For an agency like us specialising by both sector and geography, this isn’t a bad thing, we can quickly process applicants and identify those with which we can build fresh relationships, earmark future stars and catch up with older faces all to the future benefit of our clients.
For direct hirers though there are opportunities aplenty for missteps. Every business wants to give equal opportunities to applicants and this starts with giving each application fair consideration, how long does this take? On average it takes 5 minutes to simply read a 2 page CV add in an initial acknowledgment email followed by a rejection or submission for further consideration then all of a sudden processing only 20 applications can be as significantly time-consuming process which if not taken seriously can risk damaging the businesses standing and reputation as a hirer in the market. Deploying automated solutions to solve this (as many large businesses do) is impersonal at best and is no different to candidates setting up application bots at home.
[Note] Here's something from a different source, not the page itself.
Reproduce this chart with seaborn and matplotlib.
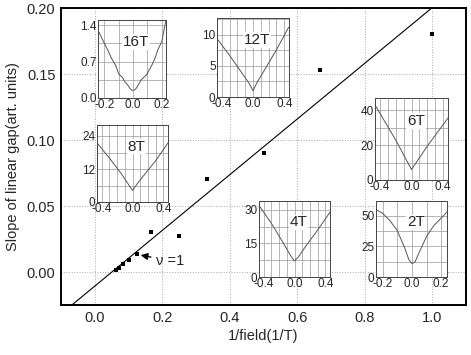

Automated processes talking to automated processes…
How to stand out?
High numbers of applicants is as much of a problem for the applicants themselves as it is for hirers, how do they stand out from such a crowd? How do they know their application has had a fair shot? I can give several examples of businesses paying fees to hire candidates that are already buried deep in a company inbox somewhere within the business.
Avoidable? Certainly, but at what cost? Many conclude correctly that putting the processes, procedures, personnel and practices in place needed to save a recruitment fee or two isn’t worth it and this will be the trend for the next economic cycle.
There is a certain size of business with regular hiring needs where it is viable to run a full time internal IT resourcing team, but for other businesses who are both profitable and serious about growing then trying to do themselves what others can do better, quicker and ultimately for similar cost doesn’t seem a sound strategy.
The businesses who will emerge as recruitment winners over the next few years have executives who instinctively understand this and choose to focus resource on what they do best to deliver growth and profitability, they will build and nurture relationships with professional service suppliers that help contribute and enable their growth. Anyone with any knowledge of IT knows that it is very rare to “do IT” both well and cheaply and recruiting into it is no different, whether done directly or via and agency.